THE ONE PERCENT

LVMH Just Acquired Belmond Hotels for $3.2 Billion

Louis Vuitton’s parent company is getting into the experience economy.


Celebrity Sightings at the 74th Venice Film Festival - September 2, 2017
Jacopo Raule

Louis Vuitton’s parent company LVMH is ready to curate your entire existence, like an upscale Amazon Prime. On Friday, LVMH announced a deal in which it would acquire the luxury hotel brand Belmond, whose 46 hotels, cruise lines, and trains span 24 countries and include, most notably, Venice’s Hotel Cipriani (perhaps best known as the place where celebrities like George and Amal Clooney and Lady Gaga and her feathers stay during the Venice Film Festival), for a total of $3.2 billion, according to Reuters. (Though the price is likely to invite a bit of sticker shock, it’s actually nothing compared to the $13.1 LVMH dished out to take full control of Christian Dior last year.)

The deal, which will be finalized in the first half of 2019, according to a press release, expands LVMH’s reach into luxury experiences in addition to luxury consumer goods—the fashion conglomerate already owns the Cheval Blanc hotel chain, which includes a resort at Courchevel, in the French Alps, and the Bulgari hotels. In addition to properties in destinations like St. Petersburg, Rio de Janeiro, and Mandalay, Belmond also runs the 21 Club, the midtown Manhattan restaurant frequented by Donald Trump and Steve Mnuchin. This will “significantly increase LVMH’s presence in the ultimate hospitality world,” as LVMH CEO Bernard Arnault wrote in a statement announcing the purchase, worth $2.6 billion in equity value (essentially what LVMH pays up front) and $3.2 in enterprise value (the sum total of the deal).

Belmond announced it was up for sale in August of this year, having fended off an offer from an Indian conglomerate, the Tata Group, five years ago, according to the Dow Jones’s Marketwatch. This new acquisition has been interpreted as an effort to appeal to LVMH’s younger customers, who, per the Wall Street Journal, are more likely to invest in “experiential luxury”—staying at a chic hotel, taking a luxe train ride or river cruise—than in a luxe bag or pair of shoes.

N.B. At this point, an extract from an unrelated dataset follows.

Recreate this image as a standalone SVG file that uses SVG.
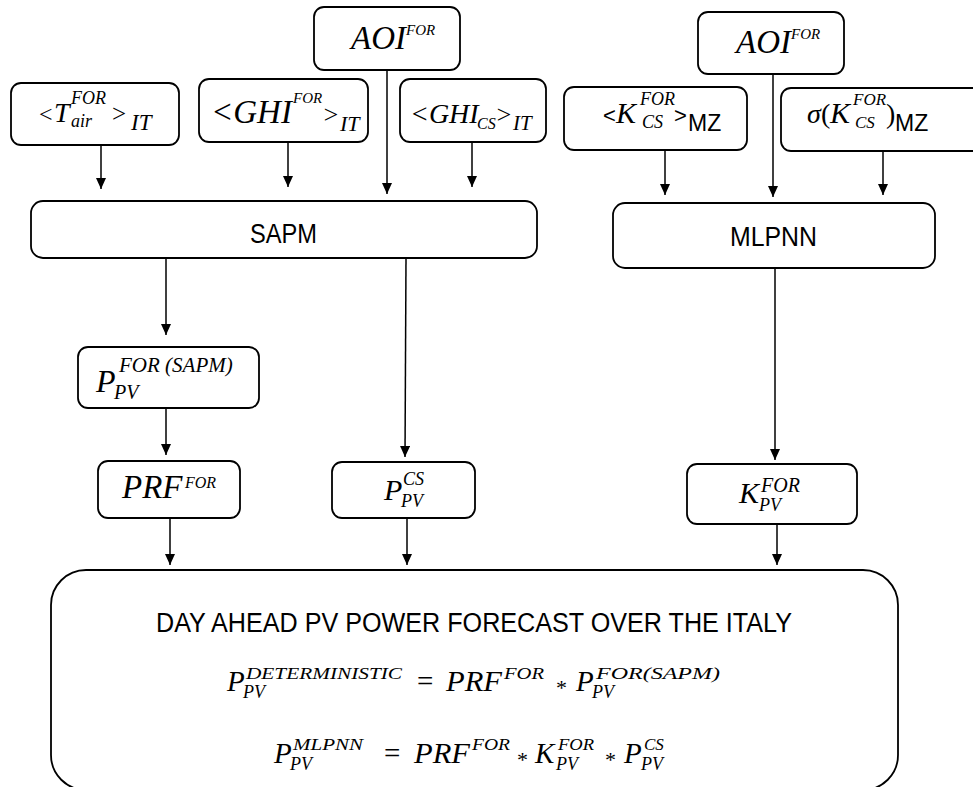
<svg xmlns="http://www.w3.org/2000/svg" width="973" height="787" viewBox="0 0 973 787">
<defs>
<marker id="ah" markerUnits="userSpaceOnUse" markerWidth="12" markerHeight="10" refX="11" refY="5" orient="auto" viewBox="0 0 12 10">
<path d="M0,0 L11,5 L0,10 z" fill="#000"/>
</marker>
<style>
.box{fill:#fff;stroke:#000;stroke-width:1.8}
.m{font-family:"Liberation Serif",serif;font-style:italic;fill:#000}
.n{font-style:normal}
.s{font-family:"Liberation Sans",Arial,sans-serif;font-style:normal;fill:#000}
.c line{stroke:#000;stroke-width:1.5}
</style>
</defs>
<rect width="973" height="787" fill="#fff"/>

<g id="final">
<rect class="box" x="51" y="570" width="847" height="220" rx="35"/>
<text class="s" x="156" y="632" font-size="27" textLength="636" lengthAdjust="spacingAndGlyphs">DAY AHEAD PV POWER FORECAST OVER THE ITALY</text>
<text class="m" font-size="29"><tspan x="227" y="691">P</tspan><tspan x="246" y="679" font-size="17" textLength="156" lengthAdjust="spacingAndGlyphs">DETERMINISTIC</tspan><tspan x="243" y="698" font-size="18">PV</tspan><tspan class="n" x="417" y="691">=</tspan><tspan x="446" y="691" textLength="56" lengthAdjust="spacingAndGlyphs">PRF</tspan><tspan x="504" y="679" font-size="17" textLength="40" lengthAdjust="spacingAndGlyphs">FOR</tspan><tspan class="n" x="556" y="695" font-size="22">*</tspan><tspan x="576" y="691">P</tspan><tspan x="592" y="698" font-size="18">PV</tspan><tspan x="596" y="679" font-size="17" textLength="124" lengthAdjust="spacingAndGlyphs">FOR(SAPM)</tspan></text>
<text class="m" font-size="29"><tspan x="274" y="763">P</tspan><tspan x="293" y="750" font-size="17" textLength="70" lengthAdjust="spacingAndGlyphs">MLPNN</tspan><tspan x="290" y="770" font-size="18">PV</tspan><tspan class="n" x="384" y="763">=</tspan><tspan x="414" y="763" textLength="56" lengthAdjust="spacingAndGlyphs">PRF</tspan><tspan x="472" y="750" font-size="17" textLength="38" lengthAdjust="spacingAndGlyphs">FOR</tspan><tspan class="n" x="517" y="767" font-size="22">*</tspan><tspan x="535" y="763">K</tspan><tspan x="558" y="750" font-size="17" textLength="36" lengthAdjust="spacingAndGlyphs">FOR</tspan><tspan x="556" y="770" font-size="18">PV</tspan><tspan class="n" x="605" y="767" font-size="22">*</tspan><tspan x="624" y="763">P</tspan><tspan x="644" y="750" font-size="17">CS</tspan><tspan x="641" y="770" font-size="18">PV</tspan></text>
</g>

<g id="tair">
<rect class="box" x="11" y="83" width="168" height="62" rx="10"/>
<text class="m" font-size="28"><tspan class="n" x="39" y="122" font-size="24">&lt;</tspan><tspan x="54" y="122">T</tspan><tspan x="71" y="104" font-size="18">FOR</tspan><tspan x="71" y="127" font-size="18">air</tspan><tspan class="n" x="112" y="122" font-size="25">&gt;</tspan><tspan x="131" y="130" font-size="23">IT</tspan></text>
</g>

<g id="ghifor">
<rect class="box" x="199" y="79" width="169" height="63" rx="10"/>
<text class="m" font-size="33"><tspan x="211" y="123">&lt;GHI</tspan><tspan x="293" y="103" font-size="15">FOR</tspan><tspan x="322" y="123" font-size="26">&gt;</tspan><tspan x="340" y="131" font-size="22">IT</tspan></text>
</g>

<g id="aoi1">
<rect class="box" x="314" y="7" width="146" height="63" rx="10"/>
<text class="m" font-size="33"><tspan x="351" y="49">AOI</tspan><tspan x="406" y="35" font-size="15">FOR</tspan></text>
</g>

<g id="ghics">
<rect class="box" x="400" y="79" width="146" height="63" rx="10"/>
<text class="m" font-size="28"><tspan x="410" y="123">&lt;GHI</tspan><tspan x="477" y="129" font-size="16">CS</tspan><tspan x="495" y="123" font-size="26">&gt;</tspan><tspan x="513" y="130" font-size="21">IT</tspan></text>
</g>

<g id="kcs">
<rect class="box" x="564" y="87" width="183" height="63" rx="10"/>
<text class="m" font-size="30"><tspan class="s" x="603" y="123" font-size="22">&lt;</tspan><tspan x="616" y="123">K</tspan><tspan x="640" y="105" font-size="18">FOR</tspan><tspan x="642" y="128" font-size="18">CS</tspan><tspan class="s" x="674" y="123" font-size="22">&gt;</tspan><tspan class="s" x="688" y="131" font-size="23">MZ</tspan></text>
</g>

<g id="aoi2">
<rect class="box" x="698" y="12" width="146" height="62" rx="10"/>
<text class="m" font-size="33"><tspan x="736" y="53">AOI</tspan><tspan x="791" y="39" font-size="15">FOR</tspan></text>
</g>

<g id="sigma">
<rect class="box" x="781" y="88" width="215" height="63" rx="10"/>
<text class="m" font-size="30"><tspan x="807" y="123" font-size="28">σ</tspan><tspan class="n" x="821" y="123" font-size="28">(</tspan><tspan x="830" y="123">K</tspan><tspan x="853" y="105" font-size="17">FOR</tspan><tspan x="855" y="128" font-size="17">CS</tspan><tspan class="n" x="886" y="123" font-size="28">)</tspan><tspan class="s" x="895" y="131" font-size="23">MZ</tspan></text>
</g>

<g id="sapm">
<rect class="box" x="31" y="201" width="506" height="57" rx="12"/>
<text class="s" x="250" y="243" font-size="27" textLength="67" lengthAdjust="spacingAndGlyphs">SAPM</text>
</g>

<g id="mlpnn">
<rect class="box" x="613" y="203" width="322" height="65" rx="12"/>
<text class="s" x="730" y="246" font-size="27" textLength="87" lengthAdjust="spacingAndGlyphs">MLPNN</text>
</g>

<g id="psapm">
<rect class="box" x="78" y="347" width="181" height="61" rx="10"/>
<text class="m" font-size="32"><tspan x="96" y="392">P</tspan><tspan x="119" y="372" font-size="21">FOR (SAPM)</tspan><tspan x="114" y="399" font-size="20">PV</tspan></text>
</g>

<g id="prf">
<rect class="box" x="98" y="461" width="142" height="57" rx="10"/>
<text class="m" font-size="33"><tspan x="122" y="498">PRF</tspan><tspan x="185" y="488" font-size="16">FOR</tspan></text>
</g>

<g id="pcs">
<rect class="box" x="332" y="462" width="143" height="56" rx="10"/>
<text class="m" font-size="30"><tspan x="384" y="500">P</tspan><tspan x="403" y="485" font-size="18">CS</tspan><tspan x="401" y="507" font-size="18">PV</tspan></text>
</g>

<g id="kpv">
<rect class="box" x="687" y="464" width="170" height="60" rx="10"/>
<text class="m" font-size="30"><tspan x="739" y="503">K</tspan><tspan x="761" y="492" font-size="20">FOR</tspan><tspan x="759" y="511" font-size="18">PV</tspan></text>
</g>

<g id="connectors" class="c">
<line x1="101" y1="145" x2="101" y2="189" marker-end="url(#ah)"/>
<line x1="288" y1="142" x2="288" y2="187" marker-end="url(#ah)"/>
<line x1="387" y1="70" x2="387" y2="194" marker-end="url(#ah)"/>
<line x1="472" y1="142" x2="472" y2="187" marker-end="url(#ah)"/>
<line x1="665" y1="150" x2="665" y2="195" marker-end="url(#ah)"/>
<line x1="773" y1="74" x2="773" y2="197" marker-end="url(#ah)"/>
<line x1="883" y1="151" x2="883" y2="195" marker-end="url(#ah)"/>
<line x1="166" y1="258" x2="166" y2="335" marker-end="url(#ah)"/>
<line x1="406" y1="258" x2="405" y2="457" marker-end="url(#ah)"/>
<line x1="166" y1="408" x2="166" y2="455" marker-end="url(#ah)"/>
<line x1="170" y1="518" x2="170" y2="565" marker-end="url(#ah)"/>
<line x1="407" y1="518" x2="407" y2="565" marker-end="url(#ah)"/>
<line x1="775" y1="268" x2="775" y2="460" marker-end="url(#ah)"/>
<line x1="777" y1="524" x2="777" y2="565" marker-end="url(#ah)"/>
</g>
</svg>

Of course, LVMH would rather you have it both ways: In 2012, Louis Vuitton unveiled “Objets Nomades,” a collection of luxury travel items including a leather hammock that retails for a cool $44,500 and a hanging egg chair swaddled in fur that goes for $116,000. But until now, where could you possibly find two trees worthy of hanging up that chic hammock you spent more than a year’s rent on? Presumably, now there is an answer.